Tuesday, September 6, 2011
The court reasoned that if a district court has ruled on the case, there is no longer a threat of a "unilateral decision by school authorities" and, therefore, the protection of pendency is not necessary. The court adopted strict construction of the term "district court" in one provision of the IDEA to the exclusion of circuit courts. In the process, the court may have lost sight of the spirit of the law - to protect children in exactly this kind of circumstance. Children were meant to be protected from being placed in an inappropriate setting until a final decision on the case could be reached to show that the school district's actions were justified.

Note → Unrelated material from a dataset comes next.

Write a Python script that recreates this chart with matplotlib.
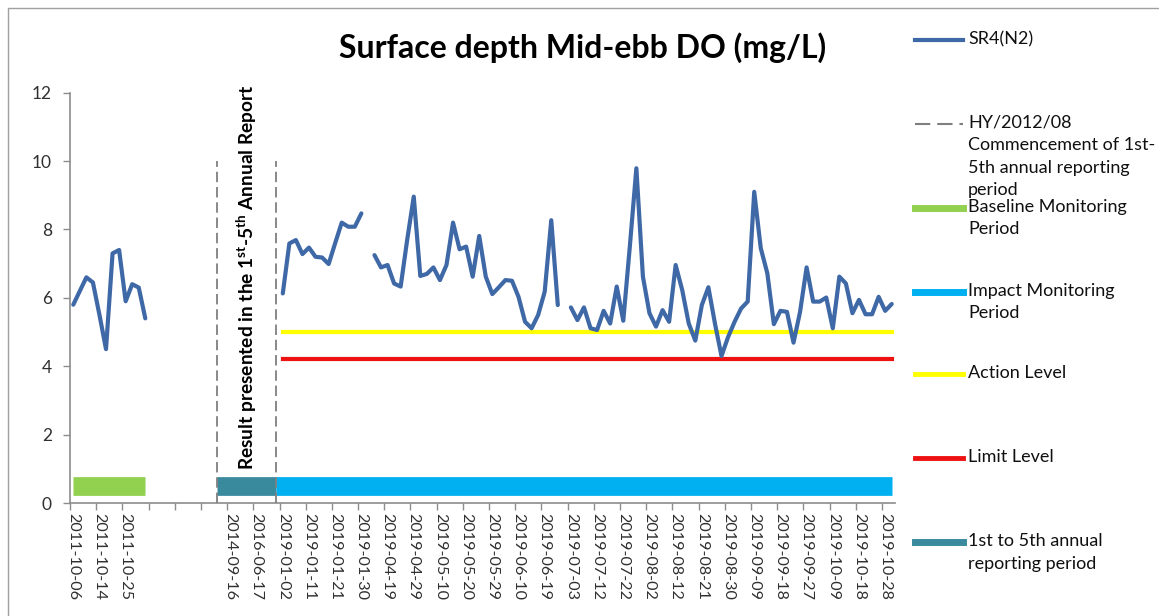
import matplotlib
matplotlib.use("Agg")
import matplotlib.pyplot as plt
from matplotlib.lines import Line2D
from matplotlib.patches import Rectangle
import numpy as np

# DO readings (mg/L), one per monitoring day on a category axis, None = no data
base_do = [5.8, 6.2, 6.6, 6.45, 5.5, 4.5, 7.3, 7.4, 5.9, 6.4, 6.3, 5.4]
jan_do = [6.13, 7.59, 7.69, 7.28, 7.47, 7.2, 7.18, 6.99, 7.6, 8.2, 8.08, 8.08, 8.47]
apr_do = [7.25, 6.89, 6.96, 6.42, 6.33, 7.7, 8.96, 6.64, 6.7, 6.89, 6.52, 6.96, 8.2,
          7.42, 7.5, 6.62, 7.81, 6.62, 6.11, 6.31, 6.52, 6.5, 6.03, 5.3, 5.11, 5.5,
          6.18, 8.27, 5.79]
jul_do = [5.72, 5.35, 5.72, 5.11, 5.06, 5.62, 5.25, 6.33, 5.33, 7.5, 9.79, 6.62, 5.55,
          5.16, 5.64, 5.3, 6.96, 6.23, 5.25, 4.75, 5.79, 6.31, 5.25, 4.3, 4.85, 5.3,
          5.69, 5.89, 9.1, 7.45, 6.72, 5.23, 5.62, 5.59, 4.69, 5.59, 6.89, 5.89, 5.89,
          6.01, 5.11, 6.62, 6.42, 5.55, 5.94, 5.52, 5.52, 6.03, 5.62, 5.82]
do_values = base_do + [None] * 20 + jan_do + [None] + apr_do + [None] + jul_do

# every 4th category carries a label
tick_labels = ["2011-10-06", "2011-10-14", "2011-10-25", "", "", "",
               "2014-09-16", "2016-06-17", "2019-01-02", "2019-01-11", "2019-01-21",
               "2019-01-30", "2019-04-19", "2019-04-29", "2019-05-10", "2019-05-20",
               "2019-05-29", "2019-06-10", "2019-06-19", "2019-07-03", "2019-07-12",
               "2019-07-22", "2019-08-02", "2019-08-12", "2019-08-21", "2019-08-30",
               "2019-09-09", "2019-09-18", "2019-09-27", "2019-10-09", "2019-10-18",
               "2019-10-28"]

# periods as (first category, last category)
baseline_period = (0, 11)
annual_period = (22, 31)
impact_period = (31, 125)
level_span = (32, 125)
action_level = 5.0
limit_level = 4.2

c_line = "#3F68A6"
c_green = "#92D050"
c_blue = "#00B0F0"
c_teal = "#3A8A9E"
c_yellow = "#FFFF00"
c_red = "#EE1111"
c_dash = "#7F7F7F"
c_axis = "#8C8C8C"

plt.rcParams["font.family"] = ["Lato", "DejaVu Sans"]
plt.rcParams["mathtext.fontset"] = "custom"
plt.rcParams["mathtext.rm"] = "Lato"
plt.rcParams["mathtext.bf"] = "Lato:bold"
plt.rcParams["lines.scale_dashes"] = False

W, H = 1159, 616
fig = plt.figure(figsize=(W / 100, H / 100), dpi=100)
ax = fig.add_axes([70 / W, 1 - 503 / H, (895 - 70) / W, (503 - 92.7) / H])

x = np.arange(len(do_values))
y = np.array([np.nan if v is None else v for v in do_values], dtype=float)

# period bars
for (a, b), col in [(baseline_period, c_green), (annual_period, c_teal), (impact_period, c_blue)]:
    ax.plot([a, b], [0.5, 0.5], color=col, lw=13.5, solid_capstyle="butt", zorder=2)

# dashed markers of the annual reporting period
for xv in annual_period:
    ax.plot([xv, xv], [0, 10], color=c_dash, lw=1.3, dashes=(7.5, 3.5), zorder=3)

ax.plot(level_span, [action_level] * 2, color=c_yellow, lw=3, zorder=3)
ax.plot(level_span, [limit_level] * 2, color=c_red, lw=3, zorder=3)
ax.plot(x, y, color=c_line, lw=3, solid_joinstyle="round", solid_capstyle="round", zorder=4)

ax.text(26.5, 6.6, r"Result presented in the 1$^{\mathbf{st}}$-5$^{\mathbf{th}}$ Annual Report",
        rotation=90, ha="center", va="center", fontsize=13.8, fontweight="bold")

ax.set_xlim(-0.5, 125.5)
ax.set_ylim(0, 12)
ax.set_yticks(range(0, 13, 2))
ax.set_xticks(np.arange(0, 125, 4))
ax.set_xticklabels(tick_labels, rotation=270, ha="center", va="top")
ax.set_xticks(np.arange(-0.5, 124, 4), minor=True)
ax.tick_params(axis="x", which="major", length=0, pad=7, labelsize=11.6, labelcolor="#303030")
ax.tick_params(axis="x", which="minor", length=5, width=1, color=c_axis, direction="out")
ax.tick_params(axis="y", length=5, width=1, color=c_axis, pad=8, labelsize=12.5, labelcolor="#303030")
for s in ["top", "right"]:
    ax.spines[s].set_visible(False)
for s in ["left", "bottom"]:
    ax.spines[s].set_color(c_axis)
    ax.spines[s].set_linewidth(1.2)

fig.text(583 / W, 1 - 48 / H, "Surface depth Mid-ebb DO (mg/L)", ha="center", va="center",
         fontsize=23, fontweight="bold")

# hand-placed legend on the right
legend_rows = [
    ("SR4(N2)", dict(color=c_line, lw=3)),
    ("HY/2012/08\nCommencement of 1st-\n5th annual reporting\nperiod", dict(color=c_dash, lw=1.5, dashes=(11, 5))),
    ("Baseline Monitoring\nPeriod", dict(color=c_green, lw=5)),
    ("Impact Monitoring\nPeriod", dict(color=c_blue, lw=5)),
    ("Action Level", dict(color=c_yellow, lw=3.5)),
    ("Limit Level", dict(color=c_red, lw=3.5)),
    ("1st to 5th annual\nreporting period", dict(color=c_teal, lw=5)),
]
row_y = [40, 124, 208, 292, 374, 458, 542]
for (label, style), py in zip(legend_rows, row_y):
    fy = 1 - py / H
    fig.add_artist(Line2D([915 / W, 963 / W], [fy, fy], transform=fig.transFigure, **style))
    fig.text(968 / W, 1 - (py - 9) / H, label, ha="left", va="top", fontsize=13,
             linespacing=1.5, color="#101010")

fig.add_artist(Rectangle((8 / W, -0.05), 1.1, 1.05 - 8 / H, transform=fig.transFigure,
                         fill=False, edgecolor="#A0A0A0", lw=1))

fig.savefig("out.png", dpi=100)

Here is a short excerpt from the decision:
"However, to require that the stay-put provision applies during a federal appeal could yield absurd results. Parents could continue to appeal to the Third Circuit and then the Supreme Court forcing a school district to reimburse private school tuition where multiple levels of review have found that the IEP offered to the child provides a FAPE. Further, this will discourage school officials from agreeing to provide support for private placement for fear that this leaves them required to pay until the child graduates regardless of changed circumstances because all the parents would have to do is continue to appeal."
Friday, September 2, 2011
According to Disability Scoop, school districts who fail to fulfill their "maintenance of effort" obligation may have found a loophole. In some instances defaulting districts are not being held to the $$ amount they were supposed to pay in the previous year, but rather they are expected to pay the number they actually paid in that previous year. Shouldn't there be stricter consequences for districts who fail to live up to their obligations?
I guess it's a balancing test. Each school district must do an analysis that looks something like this - "On the one hand we may lose federal funding for the year that we default on our obligation. On the other hand, if we default this year, then next year we will have to pay less than what would otherwise have been required."